At some point in time, the owners of all similar enterprises in a location have made a decision on a business case to build, own and/or operate them, having considered that the potential risks are manageable given the expected return on their investment. Where one enterprise then becomes distinguishable from another is whether and how risks are analysed and evaluated, the risk appetite of its leadership, its values, how risk is treated, how effectively it monitors risks and reviews and adjusts its response, and its resilience should a risk event occur.
The Las Vegas shootings were the manifestation of a risk to Mandalay Bay that ‘the venue is exploited to perpetrate a mass casualty attack on the public’. Assume that this risk had been expressed sometime previously in a risk management context. Having identified the risk, it should be analysed in terms of its likelihood and impact. The goal is to understand the risk and its components which might make it increase or decrease. In business, the impact is usually measured in financial terms – this may be estimated using analogous situations. For example, MGM Chief Executive Officer Jim Murren has openly reported the impact on its business in Las Vegas and several hundred of Mandalay Bay’s 7,400 employees will be affected. Other similar businesses could use this information for their future risk analysis. Alternatively, the impact may be estimated using some indirect metric, such as consumer confidence or visitor numbers, or something like damage to a brand or reputation. The likelihood is ideally expressed as a probability, but this is not as easy as calculating the payoff for a roulette wheel, nor is it always possible. Often a crude descriptive scale is all that can be applied. The point here is not to be exact, but to be as consistent as possible when analysing each risk.
Evaluating the risk takes into account the severity of the risk, what control a business might have over the risk, the cost of any control, potential losses and potential benefits or opportunities. Regardless of the methods used to analyse and evaluate the risks, the result is a list of risks which can be ranked and a decision made on any treatment of the risks. The goal is to be able to decide whether to do anything about a risk and, if so, what to do? Emerging from this process is a list of risks to be treated.
Risks can be treated by:
- avoiding the activity that generates the risk
- mitigating the risk by reducing its impact or likelihood
- transferring the risk through insurance, outsourcing or sharing, such as in a partnership
- accepting the risk
Looking again at a hotel/casino operator on the Las Vegas strip where the risk that the venue is exploited to perpetrate a mass casualty attack on the public is evaluated such that the owner decides to do something about it and treat the risk:
Can they avoid the activity?
No, as it would be inconsistent with the business objectives to not operate the facility.

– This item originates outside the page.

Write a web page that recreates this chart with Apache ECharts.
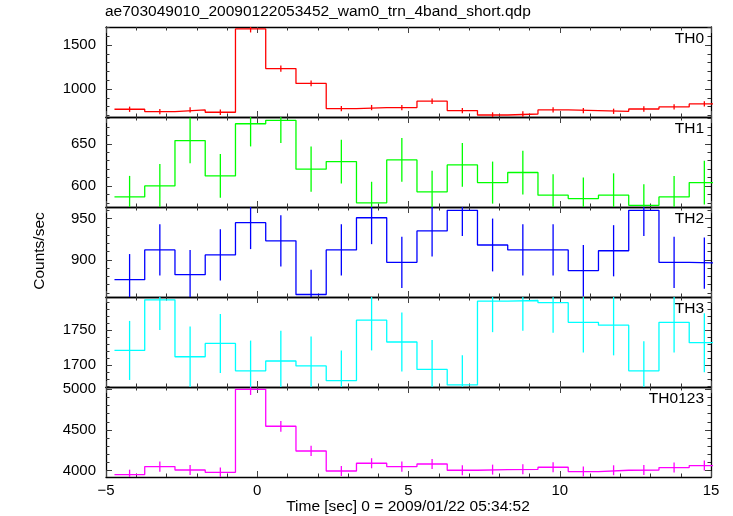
<!DOCTYPE html>
<html>
<head>
<meta charset="utf-8">
<script src="https://cdn.jsdelivr.net/npm/echarts@6/dist/echarts.min.js"></script>
<style>html,body{margin:0;padding:0;background:#fff;}#c{width:733px;height:516px;}</style>
</head>
<body>
<div id="c"></div>
<script>
const title = 'ae703049010_20090122053452_wam0_trn_4band_short.qdp';
const xTitle = 'Time [sec] 0 = 2009/01/22 05:34:52';
const yTitle = 'Counts/sec';

const times = [-4.22,-3.22,-2.22,-1.22,-0.22,0.78,1.78,2.78,3.78,4.78,5.78,6.78,7.78,8.78,9.78,10.78,11.78,12.78,13.78,14.78];
const binWidth = 1.0;

const th0 = [771,745,763,737,1684,1233,1065,779,790,790,863,756,706,717,763,756,748,774,797,832];
const th0Err = [30,30,30,30,40,35,33,30,30,30,31,30,30,30,30,30,30,30,30,31];

const th1 = [587,600,654,612,674,678,620,629,580,631,593,625,604,616,589,585,589,577,587,604];
const th1Err = [25,26,27,26,27,27,27,26,25,26,25,26,25,26,25,25,26,25,25,26];

const th2 = [876,912,882,906,945,923,858,912,951,897,935,960,918,912,912,887,911,960,897,896];
const th2Err = [31,31,30,31,32,31,30,31,32,31,31,31,32,31,31,31,31,31,31,31];

const th3 = [1721,1793,1712,1731,1692,1706,1699,1678,1764,1733,1694,1672,1791,1792,1789,1761,1757,1692,1761,1732];
const th3Err = [42,43,43,42,43,43,42,43,43,42,42,42,44,43,43,43,43,42,43,42];

const th0123 = [3951,4049,4007,3979,5000,4545,4241,3995,4090,4049,4081,4004,4012,4016,4041,3988,4004,4007,4037,4062];
const th0123Err = [60,62,61,60,70,66,63,61,62,62,62,61,61,61,61,61,61,61,62,62];

const xMin = -5, xMax = 15, xMajor = 5;

const panels = [
  {name:'TH0', values:th0, errors:th0Err, color:'#ff0000', min:683, max:1706,
   major:[1000,1500], minor:[700,800,900,1000,1100,1200,1300,1400,1500,1600,1700]},
  {name:'TH1', values:th1, errors:th1Err, color:'#00ff00', min:575, max:682,
   major:[600,650], minor:[580,590,600,610,620,630,640,650,660,670,680]},
  {name:'TH2', values:th2, errors:th2Err, color:'#0000ff', min:855, max:964,
   major:[900,950], minor:[860,870,880,890,900,910,920,930,940,950,960]},
  {name:'TH3', values:th3, errors:th3Err, color:'#00ffff', min:1669, max:1797,
   major:[1700,1750], minor:[1670,1680,1690,1700,1710,1720,1730,1740,1750,1760,1770,1780,1790]},
  {name:'TH0123', values:th0123, errors:th0123Err, color:'#ff00ff', min:3921, max:5028,
   major:[4000,4500,5000], minor:[4000,4100,4200,4300,4400,4500,4600,4700,4800,4900,5000]}
];

const FONT = 'Liberation Sans, Arial, Helvetica, sans-serif';
const gridLeft = 106, gridRight = 22, gridTop = 27, panelH = 90;

const grids = [], xAxes = [], yAxes = [], series = [], graphics = [];

panels.forEach((p, i) => {
  grids.push({left: gridLeft, right: gridRight, top: gridTop + panelH * i, height: panelH, containLabel: false});
  const last = i === panels.length - 1;
  const xBase = {
    type: 'value', gridIndex: i, min: xMin, max: xMax, interval: xMajor,
    axisLine: {show: true, onZero: false, lineStyle: {color: '#000', width: 1.3}},
    axisTick: {show: true, inside: true, length: 6, lineStyle: {color: '#444'}},
    minorTick: {show: true, splitNumber: 5, length: 3.5, lineStyle: {color: '#333'}},
    splitLine: {show: false}
  };
  xAxes.push(Object.assign({}, xBase, {
    position: 'bottom',
    axisLabel: {show: last, color: '#000', fontSize: 15, fontFamily: FONT, margin: 6,
      formatter: v => String(v).replace('-', '\u2212')}
  }));
  xAxes.push(Object.assign({}, xBase, {position: 'top', axisLabel: {show: false}}));

  const yBase = {type: 'value', gridIndex: i, min: p.min, max: p.max, splitLine: {show: false}};
  const first = yAxes.length;
  yAxes.push(Object.assign({}, yBase, {
    position: 'left',
    axisLine: {show: true, onZero: false, lineStyle: {color: '#000', width: 1.3}},
    axisTick: {show: true, inside: true, length: 6, customValues: p.major, lineStyle: {color: '#444'}},
    axisLabel: {show: true, customValues: p.major, color: '#000', fontSize: 15, fontFamily: FONT, margin: 10,
      formatter: v => String(v)}
  }));
  yAxes.push(Object.assign({}, yBase, {
    position: 'left',
    axisLine: {show: false, onZero: false},
    axisTick: {show: true, inside: true, length: 3.5, customValues: p.minor, lineStyle: {color: '#333'}},
    axisLabel: {show: false}
  }));
  yAxes.push(Object.assign({}, yBase, {
    position: 'right',
    axisLine: {show: true, onZero: false, lineStyle: {color: '#000', width: 1.3}},
    axisTick: {show: true, inside: true, length: 6, customValues: p.major, lineStyle: {color: '#444'}},
    axisLabel: {show: false}
  }));
  yAxes.push(Object.assign({}, yBase, {
    position: 'right',
    axisLine: {show: false, onZero: false},
    axisTick: {show: true, inside: true, length: 3.5, customValues: p.minor, lineStyle: {color: '#333'}},
    axisLabel: {show: false}
  }));

  const stepData = p.values.map((v, k) => [times[k] - binWidth / 2, v]);
  stepData.push([times[times.length - 1] + binWidth / 2, p.values[p.values.length - 1]]);

  series.push({
    type: 'line', step: 'end', xAxisIndex: 2 * i, yAxisIndex: first,
    data: stepData, showSymbol: false, symbol: 'none', clip: true,
    lineStyle: {color: p.color, width: 1.3}, itemStyle: {color: p.color},
    animation: false, silent: true, emphasis: {disabled: true}
  });

  const errData = p.values.map((v, k) => [times[k], v - p.errors[k], v + p.errors[k]]);
  const col = p.color;
  series.push({
    type: 'custom', xAxisIndex: 2 * i, yAxisIndex: first, data: errData, clip: true,
    animation: false, silent: true,
    renderItem: (params, api) => {
      const cs = params.coordSys;
      const a = api.coord([api.value(0), api.value(1)]);
      const b = api.coord([api.value(0), api.value(2)]);
      const top = cs.y, bot = cs.y + cs.height;
      const y1 = Math.max(top, Math.min(bot, a[1]));
      const y2 = Math.max(top, Math.min(bot, b[1]));
      return {type: 'line', shape: {x1: a[0], y1: y1, x2: a[0], y2: y2}, style: {stroke: col, lineWidth: 1.3}};
    }
  });

  graphics.push({
    type: 'text', right: 29, top: gridTop + panelH * i + 4,
    style: {text: p.name, fill: '#000', font: '15.5px ' + FONT}
  });
});

graphics.push({type: 'text', left: 105, top: 4, style: {text: title, fill: '#000', font: '15.5px ' + FONT}});
graphics.push({type: 'text', x: 408, y: 507,
  style: {text: xTitle, fill: '#000', font: '15.5px ' + FONT, align: 'center', verticalAlign: 'middle'}});
graphics.push({type: 'text', x: 40, y: 251, rotation: Math.PI / 2,
  style: {text: yTitle, fill: '#000', font: '15.5px ' + FONT, align: 'center', verticalAlign: 'middle'}});

const chart = echarts.init(document.getElementById('c'), null, {renderer: 'canvas'});
chart.setOption({
  backgroundColor: '#fff',
  animation: false,
  grid: grids,
  xAxis: xAxes,
  yAxis: yAxes,
  series: series,
  graphic: graphics
});
</script>
</body>
</html>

Can they reduce the likelihood?
Yes, as the operator of private premises, they have the right to decide who and what is permitted on the premises. The operator could introduce a policy whereby firearms are not allowed to be brought on their premises by members of the public. This could be backed up by incentives or disincentives, or by a comprehensive security checking regime, surveillance and weapons detection equipment. Unenforced policy is inexpensive, but ineffectual. Strictly enforced security policy is complex and obviously more expensive to implement. Executed thoughtlessly, the policy could generate a new risk that the ‘positive experience’ that the operator wants the guests to have is diminished. There is nothing that a business could do to prevent a disturbed individual or terrorist group from deciding to carry out an attack, but it is feasible that they could reduce the likelihood of them using their venue.

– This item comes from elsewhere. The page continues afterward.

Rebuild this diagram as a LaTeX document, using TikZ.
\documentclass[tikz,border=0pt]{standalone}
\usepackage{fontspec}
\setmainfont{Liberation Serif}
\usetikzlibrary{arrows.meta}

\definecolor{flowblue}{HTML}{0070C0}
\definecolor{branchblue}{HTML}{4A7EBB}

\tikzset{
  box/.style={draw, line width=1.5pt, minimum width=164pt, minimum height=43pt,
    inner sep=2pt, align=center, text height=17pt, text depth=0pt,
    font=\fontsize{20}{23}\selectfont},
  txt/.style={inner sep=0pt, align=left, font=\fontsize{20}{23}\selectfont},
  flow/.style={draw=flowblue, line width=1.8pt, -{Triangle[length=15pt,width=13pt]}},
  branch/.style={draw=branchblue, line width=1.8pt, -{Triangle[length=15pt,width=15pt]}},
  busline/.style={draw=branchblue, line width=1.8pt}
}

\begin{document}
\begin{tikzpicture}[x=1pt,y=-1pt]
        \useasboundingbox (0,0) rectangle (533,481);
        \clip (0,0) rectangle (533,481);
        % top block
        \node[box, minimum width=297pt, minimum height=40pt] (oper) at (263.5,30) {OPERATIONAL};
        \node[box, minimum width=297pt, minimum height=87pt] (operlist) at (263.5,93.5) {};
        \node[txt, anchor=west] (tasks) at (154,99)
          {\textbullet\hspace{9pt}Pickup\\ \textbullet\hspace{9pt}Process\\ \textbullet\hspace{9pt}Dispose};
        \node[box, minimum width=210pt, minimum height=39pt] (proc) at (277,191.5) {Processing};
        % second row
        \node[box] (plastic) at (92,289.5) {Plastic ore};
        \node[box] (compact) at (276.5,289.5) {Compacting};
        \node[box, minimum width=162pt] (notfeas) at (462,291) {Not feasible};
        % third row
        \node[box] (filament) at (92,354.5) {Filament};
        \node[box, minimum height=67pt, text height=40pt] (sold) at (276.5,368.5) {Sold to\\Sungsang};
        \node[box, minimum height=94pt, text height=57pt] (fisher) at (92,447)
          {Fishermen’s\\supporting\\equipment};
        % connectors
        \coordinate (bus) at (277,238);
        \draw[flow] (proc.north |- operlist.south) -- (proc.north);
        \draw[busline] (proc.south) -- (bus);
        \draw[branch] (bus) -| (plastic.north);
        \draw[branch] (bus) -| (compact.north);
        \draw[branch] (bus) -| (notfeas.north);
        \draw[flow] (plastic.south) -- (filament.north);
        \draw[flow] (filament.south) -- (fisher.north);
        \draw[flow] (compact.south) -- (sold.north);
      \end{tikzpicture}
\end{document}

Can they reduce the impact?
Yes. Physical response arrangements and effective training and coordination of staff, as well as cooperation with law enforcement agencies, can reduce the physical impact. Business continuity and contingency plans can reduce the financial and operational impact on the business. It may even be possible to offset the cost of mitigation by attracting patronage due to it being a safer facility.
Can they transfer (some of) the risk?
Yes. Diversification of investment is an obvious strategy. Insurance may be worthwhile. Practiced engagement and cooperation with local law enforcement authorities shares the burden of mitigation, as does the development and adherence to industry codes and standardised policies in cooperation with other venues that make all of them less appealing as a target or attack platform. In Australia, government seeks to transfer to the private sector some of the costs and obligations arising from some terrorist risk through the recently released document Australia’s Strategy for Protecting Crowded Places from Terrorism, which states, “Owners and operators of crowded places have the primary responsibility for protecting their sites, including a duty of care to take steps to protect people that work, use, or visit their site from a range of foreseeable threats, including terrorism”, while encouraging and promoting information sharing, guidance and strong partnerships between the private and public sectors.
Should they accept the risk?
Risks whose severity is low, whose likelihood is remote or where the cost of mitigation or transfer outweighs the impact, are usually accepted. This is different from ignoring the risks altogether, as some degree of monitoring and review should be ongoing. After mitigating a risk, it probably still exists at a reduced level and is then accepted. Sometimes a risk must be accepted when there are no viable treatment options, but where the likelihood or impact are still substantial. It is critical for contingency plans to be in place for such risks and for adequate resources to be available to implement those plans.
Risks are not static and response arrangements may not remain appropriate. Following the Las Vegas attack, one would expect operators of hotels and casinos in Las Vegas, as well as analogous operations elsewhere, to have re-assessed this type of risk and to have reviewed their response arrangements. It is the cost of doing business, whether for profit or otherwise, that such monitoring and reviews be ongoing. So, while the Las Vegas tragedy reminds everyone to comprehensively consider all risks, especially those that do not promise to deliver a tangible, positive business benefit, operators should ensure that risk management is built into business processes rather than bolted on.